• Challenge:
Omit all images, then return the remaining material exactly as it stands.

□ □ □ □ □ □ □

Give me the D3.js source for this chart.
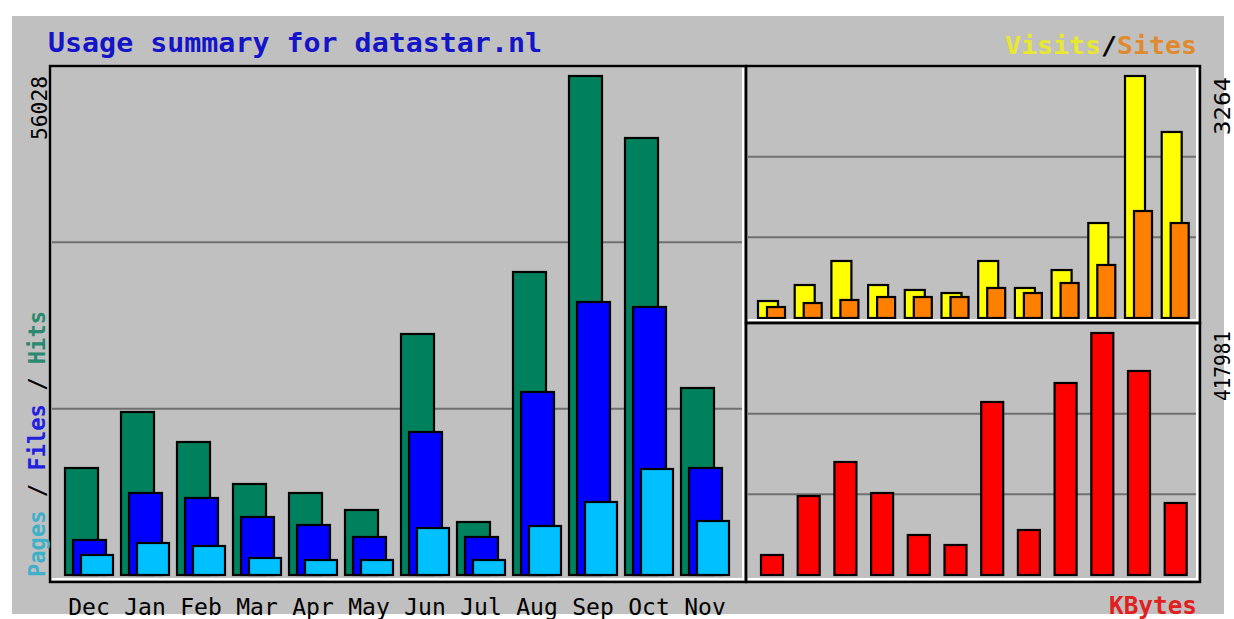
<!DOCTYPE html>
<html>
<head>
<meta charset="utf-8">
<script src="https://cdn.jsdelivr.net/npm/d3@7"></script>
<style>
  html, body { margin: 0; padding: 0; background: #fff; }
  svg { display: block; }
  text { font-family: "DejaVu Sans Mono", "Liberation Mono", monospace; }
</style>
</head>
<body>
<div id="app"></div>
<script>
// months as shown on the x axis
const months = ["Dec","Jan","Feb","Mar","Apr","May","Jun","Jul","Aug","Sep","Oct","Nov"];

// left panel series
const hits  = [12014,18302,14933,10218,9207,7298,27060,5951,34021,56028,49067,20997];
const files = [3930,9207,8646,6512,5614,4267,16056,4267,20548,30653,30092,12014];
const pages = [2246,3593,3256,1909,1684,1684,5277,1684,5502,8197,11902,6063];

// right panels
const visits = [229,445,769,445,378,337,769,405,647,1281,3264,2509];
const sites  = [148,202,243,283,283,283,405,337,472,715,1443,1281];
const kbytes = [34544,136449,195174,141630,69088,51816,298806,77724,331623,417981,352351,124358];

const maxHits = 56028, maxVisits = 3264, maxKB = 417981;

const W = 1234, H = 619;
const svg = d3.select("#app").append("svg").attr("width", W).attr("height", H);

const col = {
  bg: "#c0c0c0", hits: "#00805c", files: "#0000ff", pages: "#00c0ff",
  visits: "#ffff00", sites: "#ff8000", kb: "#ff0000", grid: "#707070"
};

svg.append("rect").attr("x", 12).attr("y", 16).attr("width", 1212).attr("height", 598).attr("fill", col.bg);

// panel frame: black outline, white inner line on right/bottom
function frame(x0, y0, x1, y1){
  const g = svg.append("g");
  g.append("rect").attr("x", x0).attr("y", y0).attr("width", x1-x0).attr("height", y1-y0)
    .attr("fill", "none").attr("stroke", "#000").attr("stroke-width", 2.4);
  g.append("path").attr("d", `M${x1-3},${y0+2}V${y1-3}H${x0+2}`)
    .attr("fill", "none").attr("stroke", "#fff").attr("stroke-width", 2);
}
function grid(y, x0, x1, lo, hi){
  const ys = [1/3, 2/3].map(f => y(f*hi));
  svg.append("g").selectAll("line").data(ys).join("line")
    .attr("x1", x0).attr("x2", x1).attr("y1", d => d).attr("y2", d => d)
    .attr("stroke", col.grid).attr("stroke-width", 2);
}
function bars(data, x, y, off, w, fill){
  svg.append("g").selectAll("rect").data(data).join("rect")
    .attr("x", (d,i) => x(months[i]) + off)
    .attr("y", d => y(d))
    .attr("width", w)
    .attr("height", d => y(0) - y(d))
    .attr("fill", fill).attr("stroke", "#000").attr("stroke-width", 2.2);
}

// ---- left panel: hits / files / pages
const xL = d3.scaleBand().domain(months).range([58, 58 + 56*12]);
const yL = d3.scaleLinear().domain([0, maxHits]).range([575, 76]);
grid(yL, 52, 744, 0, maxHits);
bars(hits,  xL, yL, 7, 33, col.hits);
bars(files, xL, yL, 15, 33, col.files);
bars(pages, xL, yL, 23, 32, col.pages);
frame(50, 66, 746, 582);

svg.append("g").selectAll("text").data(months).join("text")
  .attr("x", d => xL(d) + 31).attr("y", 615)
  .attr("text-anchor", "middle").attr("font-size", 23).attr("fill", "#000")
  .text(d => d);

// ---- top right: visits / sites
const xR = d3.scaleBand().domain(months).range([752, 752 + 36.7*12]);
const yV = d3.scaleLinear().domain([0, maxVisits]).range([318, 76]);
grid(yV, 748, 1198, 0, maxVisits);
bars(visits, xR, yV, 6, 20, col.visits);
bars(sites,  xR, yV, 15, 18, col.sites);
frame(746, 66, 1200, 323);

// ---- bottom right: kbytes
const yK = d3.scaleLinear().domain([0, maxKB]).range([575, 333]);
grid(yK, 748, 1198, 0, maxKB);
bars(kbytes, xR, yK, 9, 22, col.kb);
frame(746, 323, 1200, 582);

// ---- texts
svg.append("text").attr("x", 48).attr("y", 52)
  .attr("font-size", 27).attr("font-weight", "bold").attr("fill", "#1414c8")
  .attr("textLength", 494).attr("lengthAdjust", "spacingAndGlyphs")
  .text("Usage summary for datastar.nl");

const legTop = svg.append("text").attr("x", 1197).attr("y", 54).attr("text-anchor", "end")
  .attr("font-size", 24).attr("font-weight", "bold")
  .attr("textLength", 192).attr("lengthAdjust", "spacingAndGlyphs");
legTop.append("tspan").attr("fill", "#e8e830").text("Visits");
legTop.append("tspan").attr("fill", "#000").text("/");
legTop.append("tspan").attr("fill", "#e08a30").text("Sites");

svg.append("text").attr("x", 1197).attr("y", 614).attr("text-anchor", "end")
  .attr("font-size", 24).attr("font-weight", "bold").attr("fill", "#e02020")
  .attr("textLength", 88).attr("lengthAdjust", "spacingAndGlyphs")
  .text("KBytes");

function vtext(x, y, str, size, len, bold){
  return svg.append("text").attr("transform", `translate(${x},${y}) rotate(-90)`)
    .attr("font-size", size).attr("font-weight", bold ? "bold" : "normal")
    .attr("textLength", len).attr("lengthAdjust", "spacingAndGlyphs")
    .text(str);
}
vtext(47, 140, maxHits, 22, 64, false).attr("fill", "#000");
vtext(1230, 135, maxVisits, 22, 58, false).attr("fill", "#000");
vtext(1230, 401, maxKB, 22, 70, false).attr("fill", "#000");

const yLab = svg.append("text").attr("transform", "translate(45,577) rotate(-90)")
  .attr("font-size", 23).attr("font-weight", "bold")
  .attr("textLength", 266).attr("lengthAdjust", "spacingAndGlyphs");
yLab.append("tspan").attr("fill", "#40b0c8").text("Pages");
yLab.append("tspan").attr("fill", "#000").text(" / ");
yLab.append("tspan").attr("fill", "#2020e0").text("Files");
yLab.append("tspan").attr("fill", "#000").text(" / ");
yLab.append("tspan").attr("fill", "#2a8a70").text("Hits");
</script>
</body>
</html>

□ □ □ □ □ □ □

• Written answer:
Give me the D3.js source for this chart.
<!DOCTYPE html>
<html>
<head>
<meta charset="utf-8">
<script src="https://cdn.jsdelivr.net/npm/d3@7"></script>
<style>
  html, body { margin: 0; padding: 0; background: #fff; }
  svg { display: block; }
  text { font-family: "DejaVu Sans Mono", "Liberation Mono", monospace; }
</style>
</head>
<body>
<div id="app"></div>
<script>
// months as shown on the x axis
const months = ["Dec","Jan","Feb","Mar","Apr","May","Jun","Jul","Aug","Sep","Oct","Nov"];

// left panel series
const hits  = [12014,18302,14933,10218,9207,7298,27060,5951,34021,56028,49067,20997];
const files = [3930,9207,8646,6512,5614,4267,16056,4267,20548,30653,30092,12014];
const pages = [2246,3593,3256,1909,1684,1684,5277,1684,5502,8197,11902,6063];

// right panels
const visits = [229,445,769,445,378,337,769,405,647,1281,3264,2509];
const sites  = [148,202,243,283,283,283,405,337,472,715,1443,1281];
const kbytes = [34544,136449,195174,141630,69088,51816,298806,77724,331623,417981,352351,124358];

const maxHits = 56028, maxVisits = 3264, maxKB = 417981;

const W = 1234, H = 619;
const svg = d3.select("#app").append("svg").attr("width", W).attr("height", H);

const col = {
  bg: "#c0c0c0", hits: "#00805c", files: "#0000ff", pages: "#00c0ff",
  visits: "#ffff00", sites: "#ff8000", kb: "#ff0000", grid: "#707070"
};

svg.append("rect").attr("x", 12).attr("y", 16).attr("width", 1212).attr("height", 598).attr("fill", col.bg);

// panel frame: black outline, white inner line on right/bottom
function frame(x0, y0, x1, y1){
  const g = svg.append("g");
  g.append("rect").attr("x", x0).attr("y", y0).attr("width", x1-x0).attr("height", y1-y0)
    .attr("fill", "none").attr("stroke", "#000").attr("stroke-width", 2.4);
  g.append("path").attr("d", `M${x1-3},${y0+2}V${y1-3}H${x0+2}`)
    .attr("fill", "none").attr("stroke", "#fff").attr("stroke-width", 2);
}
function grid(y, x0, x1, lo, hi){
  const ys = [1/3, 2/3].map(f => y(f*hi));
  svg.append("g").selectAll("line").data(ys).join("line")
    .attr("x1", x0).attr("x2", x1).attr("y1", d => d).attr("y2", d => d)
    .attr("stroke", col.grid).attr("stroke-width", 2);
}
function bars(data, x, y, off, w, fill){
  svg.append("g").selectAll("rect").data(data).join("rect")
    .attr("x", (d,i) => x(months[i]) + off)
    .attr("y", d => y(d))
    .attr("width", w)
    .attr("height", d => y(0) - y(d))
    .attr("fill", fill).attr("stroke", "#000").attr("stroke-width", 2.2);
}

// ---- left panel: hits / files / pages
const xL = d3.scaleBand().domain(months).range([58, 58 + 56*12]);
const yL = d3.scaleLinear().domain([0, maxHits]).range([575, 76]);
grid(yL, 52, 744, 0, maxHits);
bars(hits,  xL, yL, 7, 33, col.hits);
bars(files, xL, yL, 15, 33, col.files);
bars(pages, xL, yL, 23, 32, col.pages);
frame(50, 66, 746, 582);

svg.append("g").selectAll("text").data(months).join("text")
  .attr("x", d => xL(d) + 31).attr("y", 615)
  .attr("text-anchor", "middle").attr("font-size", 23).attr("fill", "#000")
  .text(d => d);

// ---- top right: visits / sites
const xR = d3.scaleBand().domain(months).range([752, 752 + 36.7*12]);
const yV = d3.scaleLinear().domain([0, maxVisits]).range([318, 76]);
grid(yV, 748, 1198, 0, maxVisits);
bars(visits, xR, yV, 6, 20, col.visits);
bars(sites,  xR, yV, 15, 18, col.sites);
frame(746, 66, 1200, 323);

// ---- bottom right: kbytes
const yK = d3.scaleLinear().domain([0, maxKB]).range([575, 333]);
grid(yK, 748, 1198, 0, maxKB);
bars(kbytes, xR, yK, 9, 22, col.kb);
frame(746, 323, 1200, 582);

// ---- texts
svg.append("text").attr("x", 48).attr("y", 52)
  .attr("font-size", 27).attr("font-weight", "bold").attr("fill", "#1414c8")
  .attr("textLength", 494).attr("lengthAdjust", "spacingAndGlyphs")
  .text("Usage summary for datastar.nl");

const legTop = svg.append("text").attr("x", 1197).attr("y", 54).attr("text-anchor", "end")
  .attr("font-size", 24).attr("font-weight", "bold")
  .attr("textLength", 192).attr("lengthAdjust", "spacingAndGlyphs");
legTop.append("tspan").attr("fill", "#e8e830").text("Visits");
legTop.append("tspan").attr("fill", "#000").text("/");
legTop.append("tspan").attr("fill", "#e08a30").text("Sites");

svg.append("text").attr("x", 1197).attr("y", 614).attr("text-anchor", "end")
  .attr("font-size", 24).attr("font-weight", "bold").attr("fill", "#e02020")
  .attr("textLength", 88).attr("lengthAdjust", "spacingAndGlyphs")
  .text("KBytes");

function vtext(x, y, str, size, len, bold){
  return svg.append("text").attr("transform", `translate(${x},${y}) rotate(-90)`)
    .attr("font-size", size).attr("font-weight", bold ? "bold" : "normal")
    .attr("textLength", len).attr("lengthAdjust", "spacingAndGlyphs")
    .text(str);
}
vtext(47, 140, maxHits, 22, 64, false).attr("fill", "#000");
vtext(1230, 135, maxVisits, 22, 58, false).attr("fill", "#000");
vtext(1230, 401, maxKB, 22, 70, false).attr("fill", "#000");

const yLab = svg.append("text").attr("transform", "translate(45,577) rotate(-90)")
  .attr("font-size", 23).attr("font-weight", "bold")
  .attr("textLength", 266).attr("lengthAdjust", "spacingAndGlyphs");
yLab.append("tspan").attr("fill", "#40b0c8").text("Pages");
yLab.append("tspan").attr("fill", "#000").text(" / ");
yLab.append("tspan").attr("fill", "#2020e0").text("Files");
yLab.append("tspan").attr("fill", "#000").text(" / ");
yLab.append("tspan").attr("fill", "#2a8a70").text("Hits");
</script>
</body>
</html>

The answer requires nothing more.